Unknown to most people, the tiny Australian hamlet of Parkes played a significant role in the 1969 moon landing. Parkes, you see, was home to the largest radio telescope in the southern hemisphere, and one of the most powerful in the world. NASA could communicate with Apollo 11 when the U.S. side of the Earth was facing the moon; they needed Australia to help out the other half of the time.
That’s the basis for “The Dish,” a charmingly old-fashioned film that follows the true-life story of Parkes and its huge radio telescope.
Sam Neill is Cliff Buxton, the man in charge of operations at the dish. His right-hand men are argumentative Mitch (Kevin Harrington) and simple-minded young Glenn (Tom Long). NASA sends one of its own guys, Al Burnett (Patrick Warburton), to supervise thinks, which rankles Mitch despite Cliff’s insistence Al is just doing his job and doesn’t mean to be so uptight.
The town, needless to say, is agog over its involvement with the moon landing. Mayor Bob McIntyre (Roy Billing) leads everyone in civic pride, while shmoozing a U.S. ambassador (John McMartin) and waiting for a visit from the prime minister (Bille Brown).
The film has only two real conflicts, plot-wise.
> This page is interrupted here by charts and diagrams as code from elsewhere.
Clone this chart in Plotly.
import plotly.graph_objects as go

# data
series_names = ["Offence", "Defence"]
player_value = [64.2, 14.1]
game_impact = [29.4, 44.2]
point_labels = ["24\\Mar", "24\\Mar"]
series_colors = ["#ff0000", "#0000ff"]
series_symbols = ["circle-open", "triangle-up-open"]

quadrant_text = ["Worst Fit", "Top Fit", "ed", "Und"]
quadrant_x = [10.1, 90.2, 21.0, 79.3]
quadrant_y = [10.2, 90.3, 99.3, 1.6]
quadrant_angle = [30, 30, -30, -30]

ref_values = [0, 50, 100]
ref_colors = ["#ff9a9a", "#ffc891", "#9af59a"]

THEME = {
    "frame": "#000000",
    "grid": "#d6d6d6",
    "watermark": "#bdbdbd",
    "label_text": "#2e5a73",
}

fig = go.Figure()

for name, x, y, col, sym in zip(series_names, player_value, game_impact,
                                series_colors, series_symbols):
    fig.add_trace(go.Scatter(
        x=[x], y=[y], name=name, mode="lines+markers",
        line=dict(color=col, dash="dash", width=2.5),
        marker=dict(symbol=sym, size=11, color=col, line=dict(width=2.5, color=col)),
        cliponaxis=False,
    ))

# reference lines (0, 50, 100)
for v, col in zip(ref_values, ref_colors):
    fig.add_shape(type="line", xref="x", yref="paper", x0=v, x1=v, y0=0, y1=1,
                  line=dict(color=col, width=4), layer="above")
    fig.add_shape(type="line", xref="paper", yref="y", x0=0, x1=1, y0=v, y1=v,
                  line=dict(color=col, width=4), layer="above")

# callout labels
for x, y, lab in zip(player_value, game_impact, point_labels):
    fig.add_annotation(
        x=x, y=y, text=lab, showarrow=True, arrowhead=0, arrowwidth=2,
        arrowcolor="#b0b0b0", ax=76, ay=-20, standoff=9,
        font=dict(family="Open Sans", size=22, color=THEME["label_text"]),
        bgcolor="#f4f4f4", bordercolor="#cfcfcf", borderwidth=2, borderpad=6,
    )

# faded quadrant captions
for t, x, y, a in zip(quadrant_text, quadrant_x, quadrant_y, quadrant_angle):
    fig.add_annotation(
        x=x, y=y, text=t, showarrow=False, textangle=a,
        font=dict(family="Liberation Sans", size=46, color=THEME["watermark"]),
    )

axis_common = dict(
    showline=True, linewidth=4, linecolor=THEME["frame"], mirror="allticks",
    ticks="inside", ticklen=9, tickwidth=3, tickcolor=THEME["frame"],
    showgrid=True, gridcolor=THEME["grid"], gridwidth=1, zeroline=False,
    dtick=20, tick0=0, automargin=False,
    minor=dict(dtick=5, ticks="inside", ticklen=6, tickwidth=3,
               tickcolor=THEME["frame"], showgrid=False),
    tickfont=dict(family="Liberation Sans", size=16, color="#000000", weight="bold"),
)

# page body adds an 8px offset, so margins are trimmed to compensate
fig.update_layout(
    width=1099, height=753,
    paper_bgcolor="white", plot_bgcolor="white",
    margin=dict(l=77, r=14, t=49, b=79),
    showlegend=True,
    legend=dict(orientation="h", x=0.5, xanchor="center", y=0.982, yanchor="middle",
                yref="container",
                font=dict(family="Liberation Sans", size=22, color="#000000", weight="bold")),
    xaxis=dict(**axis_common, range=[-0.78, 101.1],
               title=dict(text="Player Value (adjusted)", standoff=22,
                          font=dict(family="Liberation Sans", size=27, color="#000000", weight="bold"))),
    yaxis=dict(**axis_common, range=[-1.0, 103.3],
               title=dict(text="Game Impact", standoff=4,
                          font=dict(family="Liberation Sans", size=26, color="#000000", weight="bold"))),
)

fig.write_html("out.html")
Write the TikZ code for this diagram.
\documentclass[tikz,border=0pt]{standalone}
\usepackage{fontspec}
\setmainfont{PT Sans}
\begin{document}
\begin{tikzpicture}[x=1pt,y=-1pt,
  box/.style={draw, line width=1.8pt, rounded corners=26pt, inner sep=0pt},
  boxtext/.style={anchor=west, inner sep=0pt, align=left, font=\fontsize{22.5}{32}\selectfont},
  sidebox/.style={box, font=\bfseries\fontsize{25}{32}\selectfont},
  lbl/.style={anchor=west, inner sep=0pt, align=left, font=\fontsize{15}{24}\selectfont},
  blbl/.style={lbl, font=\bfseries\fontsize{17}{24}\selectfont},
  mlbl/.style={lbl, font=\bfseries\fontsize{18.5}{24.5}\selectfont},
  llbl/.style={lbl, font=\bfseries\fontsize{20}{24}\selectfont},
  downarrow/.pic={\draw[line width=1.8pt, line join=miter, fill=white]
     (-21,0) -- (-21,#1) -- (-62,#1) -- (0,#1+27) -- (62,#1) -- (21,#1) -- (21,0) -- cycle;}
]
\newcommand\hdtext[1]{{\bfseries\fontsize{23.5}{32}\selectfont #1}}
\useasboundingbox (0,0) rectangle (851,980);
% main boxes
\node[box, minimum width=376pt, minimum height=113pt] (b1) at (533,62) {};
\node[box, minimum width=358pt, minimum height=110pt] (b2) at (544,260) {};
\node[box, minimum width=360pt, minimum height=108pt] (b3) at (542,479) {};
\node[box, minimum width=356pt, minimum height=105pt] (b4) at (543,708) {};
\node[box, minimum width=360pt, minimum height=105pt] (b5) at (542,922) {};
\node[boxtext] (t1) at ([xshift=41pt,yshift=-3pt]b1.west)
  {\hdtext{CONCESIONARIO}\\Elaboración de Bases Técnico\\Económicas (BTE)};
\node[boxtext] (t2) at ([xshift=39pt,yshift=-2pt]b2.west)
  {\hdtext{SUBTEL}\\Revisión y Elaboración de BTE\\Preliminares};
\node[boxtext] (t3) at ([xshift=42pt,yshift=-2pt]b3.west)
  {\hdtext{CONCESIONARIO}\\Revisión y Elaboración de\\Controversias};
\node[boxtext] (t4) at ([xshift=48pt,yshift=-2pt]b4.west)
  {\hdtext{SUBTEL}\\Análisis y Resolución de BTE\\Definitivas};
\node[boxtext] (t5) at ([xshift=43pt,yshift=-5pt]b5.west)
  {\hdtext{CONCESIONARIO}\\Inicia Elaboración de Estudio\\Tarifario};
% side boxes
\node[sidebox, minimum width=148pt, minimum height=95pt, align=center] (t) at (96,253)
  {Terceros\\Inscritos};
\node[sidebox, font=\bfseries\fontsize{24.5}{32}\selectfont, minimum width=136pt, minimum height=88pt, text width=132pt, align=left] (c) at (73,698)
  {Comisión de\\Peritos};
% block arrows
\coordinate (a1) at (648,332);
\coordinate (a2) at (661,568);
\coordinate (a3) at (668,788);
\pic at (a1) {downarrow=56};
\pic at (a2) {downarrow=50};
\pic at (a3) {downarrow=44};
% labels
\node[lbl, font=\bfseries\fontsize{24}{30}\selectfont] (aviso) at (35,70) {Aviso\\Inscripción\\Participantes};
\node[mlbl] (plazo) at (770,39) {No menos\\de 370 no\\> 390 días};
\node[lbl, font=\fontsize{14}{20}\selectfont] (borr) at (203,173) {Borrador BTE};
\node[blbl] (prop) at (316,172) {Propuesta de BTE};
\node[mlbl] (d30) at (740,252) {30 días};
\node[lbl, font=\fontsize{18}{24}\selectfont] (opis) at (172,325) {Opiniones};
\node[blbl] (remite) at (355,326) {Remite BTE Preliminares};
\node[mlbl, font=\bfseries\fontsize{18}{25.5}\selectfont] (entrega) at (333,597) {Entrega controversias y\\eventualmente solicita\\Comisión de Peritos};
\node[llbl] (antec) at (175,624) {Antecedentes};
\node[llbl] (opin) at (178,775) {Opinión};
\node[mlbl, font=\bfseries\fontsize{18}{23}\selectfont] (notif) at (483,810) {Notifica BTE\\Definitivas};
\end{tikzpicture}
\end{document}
First, a power outage causes the Australians to lose contact with Apollo 11 during the time they’re supposed to be babysitting it. Second, high winds threaten to topple the massive telescope during the actual moon walk.
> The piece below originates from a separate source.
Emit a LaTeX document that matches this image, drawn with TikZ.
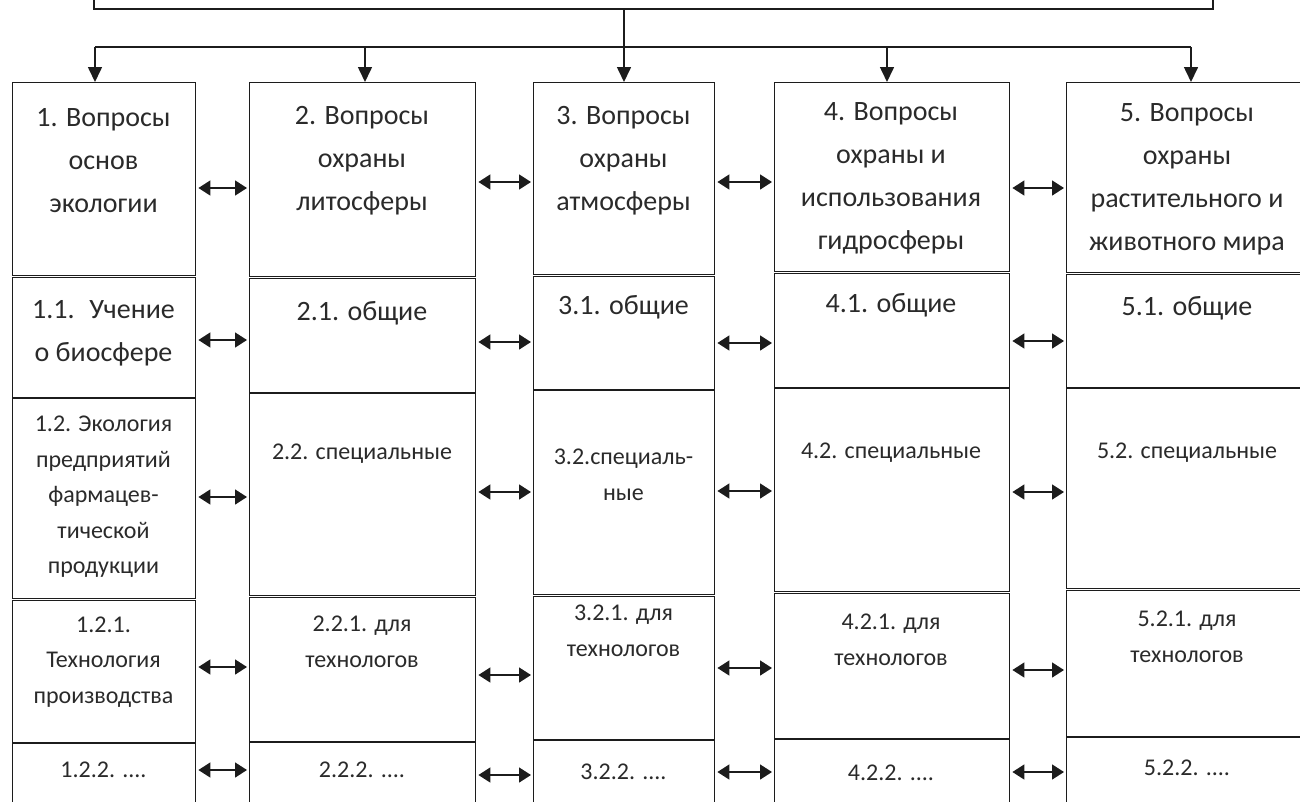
\documentclass[tikz,border=0pt]{standalone}
\usepackage{fontspec}
\setmainfont{Carlito}
\usetikzlibrary{arrows.meta}
\definecolor{ink}{HTML}{1C1C1C}
\definecolor{txtgray}{HTML}{2A2A2A}

\begin{document}
\begin{tikzpicture}[x=1pt,y=-1pt,
 cell/.style={draw=ink,line width=1.4pt,anchor=north west,inner sep=0pt},
 big/.style={align=center,inner sep=0pt,text=txtgray,font=\fontsize{28}{43}\selectfont},
 small/.style={align=center,inner sep=0pt,text=txtgray,font=\fontsize{24}{35.5}\selectfont},
 bus/.style={draw=ink,line width=2.8pt},
 down/.style={draw=ink,line width=1.6pt,-{Triangle[length=15pt,width=14pt]}},
 both/.style={draw=ink,line width=1.6pt,{Triangle[length=12pt,width=15pt]}-{Triangle[length=12pt,width=15pt]},
  shorten <=2pt,shorten >=2pt}]
\useasboundingbox (0,0) rectangle (1300,801);
\clip (0,0) rectangle (1300,801);

% top box, cut by the page edge
\node[cell,line width=1.6pt,anchor=south west,minimum width=1119pt,minimum height=60pt] (top) at (93,10) {};
\coordinate (k1) at (95,47);
\coordinate (k2) at (365,47);
\coordinate (k3) at (624,47);
\coordinate (k4) at (887,47);
\coordinate (k5) at (1191,47);

% column 1
\node[cell,minimum width=183pt,minimum height=193pt] (q1) at (12,82) {};
\node[cell,minimum width=183pt,minimum height=120pt] (a1) at (12,276.5) {};
\node[cell,minimum width=183pt,minimum height=200pt] (b1) at (12,398) {};
\node[cell,minimum width=183pt,minimum height=142pt] (c1) at (12,599.5) {};
\node[cell,minimum width=183pt,minimum height=70pt] (d1) at (12,743) {};
% column 2
\node[cell,minimum width=226pt,minimum height=194pt] (q2) at (249,82) {};
\node[cell,minimum width=226pt,minimum height=114pt] (a2) at (249,277.5) {};
\node[cell,minimum width=226pt,minimum height=202pt] (b2) at (249,393) {};
\node[cell,minimum width=226pt,minimum height=144pt] (c2) at (249,596.5) {};
\node[cell,minimum width=226pt,minimum height=70pt] (d2) at (249,742) {};
% column 3
\node[cell,minimum width=181pt,minimum height=192pt] (q3) at (533,82) {};
\node[cell,minimum width=181pt,minimum height=113pt] (a3) at (533,275.5) {};
\node[cell,minimum width=181pt,minimum height=204pt] (b3) at (533,390) {};
\node[cell,minimum width=181pt,minimum height=143pt] (c3) at (533,595.5) {};
\node[cell,minimum width=181pt,minimum height=70pt] (d3) at (533,740) {};
% column 4
\node[cell,minimum width=235pt,minimum height=189pt] (q4) at (774,82) {};
\node[cell,minimum width=235pt,minimum height=114pt] (a4) at (774,272.5) {};
\node[cell,minimum width=235pt,minimum height=203pt] (b4) at (774,388) {};
\node[cell,minimum width=235pt,minimum height=145pt] (c4) at (774,592.5) {};
\node[cell,minimum width=235pt,minimum height=70pt] (d4) at (774,739) {};
% column 5
\node[cell,minimum width=242pt,minimum height=190pt] (q5) at (1066,82) {};
\node[cell,minimum width=242pt,minimum height=113pt] (a5) at (1066,273.5) {};
\node[cell,minimum width=242pt,minimum height=200pt] (b5) at (1066,388) {};
\node[cell,minimum width=242pt,minimum height=146pt] (c5) at (1066,589.5) {};
\node[cell,minimum width=242pt,minimum height=70pt] (d5) at (1066,737) {};

% texts
\node[big] (tq1) at (103.5,161) {1. Вопросы\\основ\\экологии};
\node[big] (tq2) at (362,161) {2. Вопросы\\охраны\\литосферы};
\node[big] (tq3) at (623.5,161) {3. Вопросы\\охраны\\атмосферы};
\node[big] (tq4) at (891,178) {4. Вопросы\\охраны и\\использования\\гидросферы};
\node[big] (tq5) at (1187,179) {5. Вопросы\\охраны\\растительного и\\животного мира};
\node[big] (ta1) at (103.5,333) {1.1.~ Учение\\о биосфере};
\node[big] (ta2) at (362,313) {2.1. общие};
\node[big] (ta3) at (623.5,307) {3.1. общие};
\node[big] (ta4) at (891,305) {4.1. общие};
\node[big] (ta5) at (1187,308) {5.1. общие};
\node[small] (tb1) at (103.5,497) {1.2. Экология\\предприятий\\фармацев-\\тической\\продукции};
\node[small] (tb2) at (362,454) {2.2. специальные};
\node[small] (tb3) at (623.5,475) {3.2.специаль-\\ные};
\node[small] (tb4) at (891,453) {4.2. специальные};
\node[small] (tb5) at (1187,453) {5.2. специальные};
\node[small] (tc1) at (103.5,662) {1.2.1.\\Технология\\производства};
\node[small] (tc2) at (362,642) {2.2.1. для\\технологов};
\node[small] (tc3) at (623.5,631) {3.2.1. для\\технологов};
\node[small] (tc4) at (891,640) {4.2.1. для\\технологов};
\node[small] (tc5) at (1187,637) {5.2.1. для\\технологов};
\node[small] (td1) at (103.5,770) {1.2.2. ....};
\node[small] (td2) at (362,770) {2.2.2. ....};
\node[small] (td3) at (623.5,772) {3.2.2. ....};
\node[small] (td4) at (891,773) {4.2.2. ....};
\node[small] (td5) at (1187,768) {5.2.2. ....};

% distribution from the top box
\draw[bus] (top.south -| k3) -- (k3);
\draw[bus] (k1) -- (k5);
\draw[down] (k1) -- (k1 |- q1.north);
\draw[down] (k2) -- (k2 |- q2.north);
\draw[down] (k3) -- (k3 |- q3.north);
\draw[down] (k4) -- (k4 |- q4.north);
\draw[down] (k5) -- (k5 |- q5.north);

% links between neighbouring columns
\draw[both] (q1.east |- 0,188) -- (q2.west |- 0,188);
\draw[both] (q2.east |- 0,182) -- (q3.west |- 0,182);
\draw[both] (q3.east |- 0,182) -- (q4.west |- 0,182);
\draw[both] (q4.east |- 0,188) -- (q5.west |- 0,188);
\draw[both] (a1.east |- 0,340) -- (a2.west |- 0,340);
\draw[both] (a2.east |- 0,342) -- (a3.west |- 0,342);
\draw[both] (a3.east |- 0,343) -- (a4.west |- 0,343);
\draw[both] (a4.east |- 0,341) -- (a5.west |- 0,341);
\draw[both] (b1.east |- 0,497) -- (b2.west |- 0,497);
\draw[both] (b2.east |- 0,492) -- (b3.west |- 0,492);
\draw[both] (b3.east |- 0,491) -- (b4.west |- 0,491);
\draw[both] (b4.east |- 0,492) -- (b5.west |- 0,492);
\draw[both] (c1.east |- 0,667) -- (c2.west |- 0,667);
\draw[both] (c2.east |- 0,675) -- (c3.west |- 0,675);
\draw[both] (c3.east |- 0,668) -- (c4.west |- 0,668);
\draw[both] (c4.east |- 0,670) -- (c5.west |- 0,670);
\draw[both] (d1.east |- 0,770) -- (d2.west |- 0,770);
\draw[both] (d2.east |- 0,775) -- (d3.west |- 0,775);
\draw[both] (d3.east |- 0,772) -- (d4.west |- 0,772);
\draw[both] (d4.east |- 0,772) -- (d5.west |- 0,772);
\end{tikzpicture}
\end{document}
It is somewhat disappointing that nothing more than that occurs, and that these complications are handled without ever becoming real nail-biters; it’s almost as if they go on in the background, with the mildly nutty Parkes characters taking center stage. From a historical standpoint, if there were no serious dramas, I’m glad the filmmakers didn’t make some up; from an audience standpoint, if there were no serious dramas, then why make a movie about it?
Here’s why: The characters. Movies like “Waking Ned Devine,” “Saving Grace” and the recent “Chocolat” threaten to make us grow tired of small-town characters in non-American settings, but their welcome has not been worn out quite yet. The folks in Parkes are daft but not crazy; endearing but not pitiable.
The movie, more quaint than funny, celebrates old-fashioned values and patriotism. There is no sex or nudity — in fact, there’s nothing even close to it. Stammering Glenn tries to work up the guts to ask pretty Janine (Eliza Szonert) on a date, and an eager neighbor boy keeps pestering the mayor’s daughter. That’s as far as it goes. You’d expect either couple to walk to the soda fountain and have a malt, then maybe sit on a porch swing for a few hours.
That attitude blends nicely with the moon landing itself, which of course is one of the greatest symbols we have of old-fashioned achievement, courage and strength. Director Rob Sitch wisely lets the moon walk speak for itself, showing the actual footage and audio feed with very little creative embellishment. It is in those final moments, when the goal is met and all the world swells with pride, that “The Dish” makes up for its previous dalliances and shortcomings. Re-living that experience — or seeing it for the first time — is enough to make anyone’s spirits soar. And a movie that makes your spirits soar is a good movie.